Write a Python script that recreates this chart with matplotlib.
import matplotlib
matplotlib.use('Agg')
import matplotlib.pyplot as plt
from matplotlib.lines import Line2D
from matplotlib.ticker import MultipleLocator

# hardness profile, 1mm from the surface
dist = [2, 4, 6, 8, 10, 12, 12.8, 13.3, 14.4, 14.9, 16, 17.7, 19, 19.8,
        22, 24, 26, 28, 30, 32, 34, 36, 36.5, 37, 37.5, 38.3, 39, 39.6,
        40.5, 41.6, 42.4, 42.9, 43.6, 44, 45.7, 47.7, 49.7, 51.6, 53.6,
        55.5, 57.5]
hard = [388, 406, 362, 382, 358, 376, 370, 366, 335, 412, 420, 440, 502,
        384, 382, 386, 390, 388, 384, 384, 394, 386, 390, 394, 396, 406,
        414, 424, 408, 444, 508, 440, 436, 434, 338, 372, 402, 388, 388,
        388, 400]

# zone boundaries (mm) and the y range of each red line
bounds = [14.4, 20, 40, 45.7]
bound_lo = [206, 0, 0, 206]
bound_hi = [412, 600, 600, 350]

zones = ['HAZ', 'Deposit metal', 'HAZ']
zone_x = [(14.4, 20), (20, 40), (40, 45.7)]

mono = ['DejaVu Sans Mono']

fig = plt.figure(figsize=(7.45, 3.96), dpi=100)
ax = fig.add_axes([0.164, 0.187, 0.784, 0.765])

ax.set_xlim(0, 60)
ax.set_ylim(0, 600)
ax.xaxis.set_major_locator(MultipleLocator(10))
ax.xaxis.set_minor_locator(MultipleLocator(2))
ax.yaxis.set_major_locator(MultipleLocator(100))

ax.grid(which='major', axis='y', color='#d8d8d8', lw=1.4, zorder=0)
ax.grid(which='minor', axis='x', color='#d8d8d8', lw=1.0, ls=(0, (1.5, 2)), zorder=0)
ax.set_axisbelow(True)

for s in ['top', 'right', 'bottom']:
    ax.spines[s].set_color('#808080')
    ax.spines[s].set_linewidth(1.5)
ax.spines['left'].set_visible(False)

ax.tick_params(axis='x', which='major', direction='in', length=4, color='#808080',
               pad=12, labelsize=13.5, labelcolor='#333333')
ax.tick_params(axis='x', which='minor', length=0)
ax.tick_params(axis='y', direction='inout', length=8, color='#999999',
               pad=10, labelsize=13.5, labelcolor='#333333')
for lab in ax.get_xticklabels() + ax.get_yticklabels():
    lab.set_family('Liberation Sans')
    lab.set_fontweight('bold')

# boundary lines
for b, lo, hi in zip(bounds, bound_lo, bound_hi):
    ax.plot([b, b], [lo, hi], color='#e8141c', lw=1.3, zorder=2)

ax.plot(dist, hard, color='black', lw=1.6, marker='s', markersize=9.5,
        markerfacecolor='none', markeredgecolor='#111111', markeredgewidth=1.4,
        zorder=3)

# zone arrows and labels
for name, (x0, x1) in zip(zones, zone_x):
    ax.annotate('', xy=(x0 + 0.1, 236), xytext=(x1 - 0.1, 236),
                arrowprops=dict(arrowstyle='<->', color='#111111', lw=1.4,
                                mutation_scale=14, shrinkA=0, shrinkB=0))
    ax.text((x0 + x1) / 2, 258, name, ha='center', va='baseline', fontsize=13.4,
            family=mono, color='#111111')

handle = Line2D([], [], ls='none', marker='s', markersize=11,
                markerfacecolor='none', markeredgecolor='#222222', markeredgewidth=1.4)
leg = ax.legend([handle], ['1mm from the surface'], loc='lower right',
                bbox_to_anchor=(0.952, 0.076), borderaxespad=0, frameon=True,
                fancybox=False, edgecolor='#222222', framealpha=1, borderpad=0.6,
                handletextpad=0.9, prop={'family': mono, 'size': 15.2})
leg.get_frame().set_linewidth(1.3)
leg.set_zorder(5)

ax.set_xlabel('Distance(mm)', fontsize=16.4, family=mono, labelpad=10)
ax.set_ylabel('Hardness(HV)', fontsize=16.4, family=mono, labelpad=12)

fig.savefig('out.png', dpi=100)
────────
**Given task:** Copy down the material exactly as written.

**Solution for this task:**
Write a Python script that recreates this chart with matplotlib.
import matplotlib
matplotlib.use('Agg')
import matplotlib.pyplot as plt
from matplotlib.lines import Line2D
from matplotlib.ticker import MultipleLocator

# hardness profile, 1mm from the surface
dist = [2, 4, 6, 8, 10, 12, 12.8, 13.3, 14.4, 14.9, 16, 17.7, 19, 19.8,
        22, 24, 26, 28, 30, 32, 34, 36, 36.5, 37, 37.5, 38.3, 39, 39.6,
        40.5, 41.6, 42.4, 42.9, 43.6, 44, 45.7, 47.7, 49.7, 51.6, 53.6,
        55.5, 57.5]
hard = [388, 406, 362, 382, 358, 376, 370, 366, 335, 412, 420, 440, 502,
        384, 382, 386, 390, 388, 384, 384, 394, 386, 390, 394, 396, 406,
        414, 424, 408, 444, 508, 440, 436, 434, 338, 372, 402, 388, 388,
        388, 400]

# zone boundaries (mm) and the y range of each red line
bounds = [14.4, 20, 40, 45.7]
bound_lo = [206, 0, 0, 206]
bound_hi = [412, 600, 600, 350]

zones = ['HAZ', 'Deposit metal', 'HAZ']
zone_x = [(14.4, 20), (20, 40), (40, 45.7)]

mono = ['DejaVu Sans Mono']

fig = plt.figure(figsize=(7.45, 3.96), dpi=100)
ax = fig.add_axes([0.164, 0.187, 0.784, 0.765])

ax.set_xlim(0, 60)
ax.set_ylim(0, 600)
ax.xaxis.set_major_locator(MultipleLocator(10))
ax.xaxis.set_minor_locator(MultipleLocator(2))
ax.yaxis.set_major_locator(MultipleLocator(100))

ax.grid(which='major', axis='y', color='#d8d8d8', lw=1.4, zorder=0)
ax.grid(which='minor', axis='x', color='#d8d8d8', lw=1.0, ls=(0, (1.5, 2)), zorder=0)
ax.set_axisbelow(True)

for s in ['top', 'right', 'bottom']:
    ax.spines[s].set_color('#808080')
    ax.spines[s].set_linewidth(1.5)
ax.spines['left'].set_visible(False)

ax.tick_params(axis='x', which='major', direction='in', length=4, color='#808080',
               pad=12, labelsize=13.5, labelcolor='#333333')
ax.tick_params(axis='x', which='minor', length=0)
ax.tick_params(axis='y', direction='inout', length=8, color='#999999',
               pad=10, labelsize=13.5, labelcolor='#333333')
for lab in ax.get_xticklabels() + ax.get_yticklabels():
    lab.set_family('Liberation Sans')
    lab.set_fontweight('bold')

# boundary lines
for b, lo, hi in zip(bounds, bound_lo, bound_hi):
    ax.plot([b, b], [lo, hi], color='#e8141c', lw=1.3, zorder=2)

ax.plot(dist, hard, color='black', lw=1.6, marker='s', markersize=9.5,
        markerfacecolor='none', markeredgecolor='#111111', markeredgewidth=1.4,
        zorder=3)

# zone arrows and labels
for name, (x0, x1) in zip(zones, zone_x):
    ax.annotate('', xy=(x0 + 0.1, 236), xytext=(x1 - 0.1, 236),
                arrowprops=dict(arrowstyle='<->', color='#111111', lw=1.4,
                                mutation_scale=14, shrinkA=0, shrinkB=0))
    ax.text((x0 + x1) / 2, 258, name, ha='center', va='baseline', fontsize=13.4,
            family=mono, color='#111111')

handle = Line2D([], [], ls='none', marker='s', markersize=11,
                markerfacecolor='none', markeredgecolor='#222222', markeredgewidth=1.4)
leg = ax.legend([handle], ['1mm from the surface'], loc='lower right',
                bbox_to_anchor=(0.952, 0.076), borderaxespad=0, frameon=True,
                fancybox=False, edgecolor='#222222', framealpha=1, borderpad=0.6,
                handletextpad=0.9, prop={'family': mono, 'size': 15.2})
leg.get_frame().set_linewidth(1.3)
leg.set_zorder(5)

ax.set_xlabel('Distance(mm)', fontsize=16.4, family=mono, labelpad=10)
ax.set_ylabel('Hardness(HV)', fontsize=16.4, family=mono, labelpad=12)

fig.savefig('out.png', dpi=100)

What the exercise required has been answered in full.